Numerical evaluation of the Gauss hypergeometric function by power summations

Abstract:

Numerical evaluation of the Gauss hypergeometric function ${}_2F_1(a,b;c;z)$, with complex parameters $a,b,c$ and complex argument $z$ is notoriously difficult. Carrying out the summation that defines the function may fail, even for moderate values of $z$. Formulae are available to transform the effective argument in the series, potentially leading to a numerically successful summation. Unfortunately, these transformations have a singularity when $b-a$ or $c-a-b$ is an integer, and suffer numerical instability near that. This singularity has to be removed analytically after collecting powers in $z$.
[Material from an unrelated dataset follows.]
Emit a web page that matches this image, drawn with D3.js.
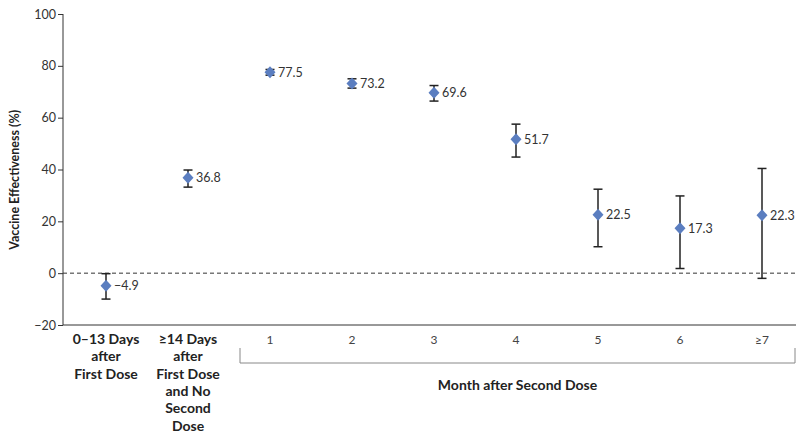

The contributions in this paper are fourfold. First, analytical expressions are provided that remove the singularity from Bühring’s $1/(z-z_0)$ transformation. This is more difficult, because the singularity occurs twice, and it is necessary to collect powers of $z_0$, as well as $z$. The resulting expression has a three-term recursion, like the original. Next, improved expressions are derived for the cases that have been addressed before. We study a transformation that converges outside $|z-0.32| > 0.32$ for ${\mathcal {R}}z>0$, which is tighter than the $|z-0.5| > 0.5$ which is normally considered. Finally, we derive an improved algorithm for the numerical evaluation of ${}_2F_1$.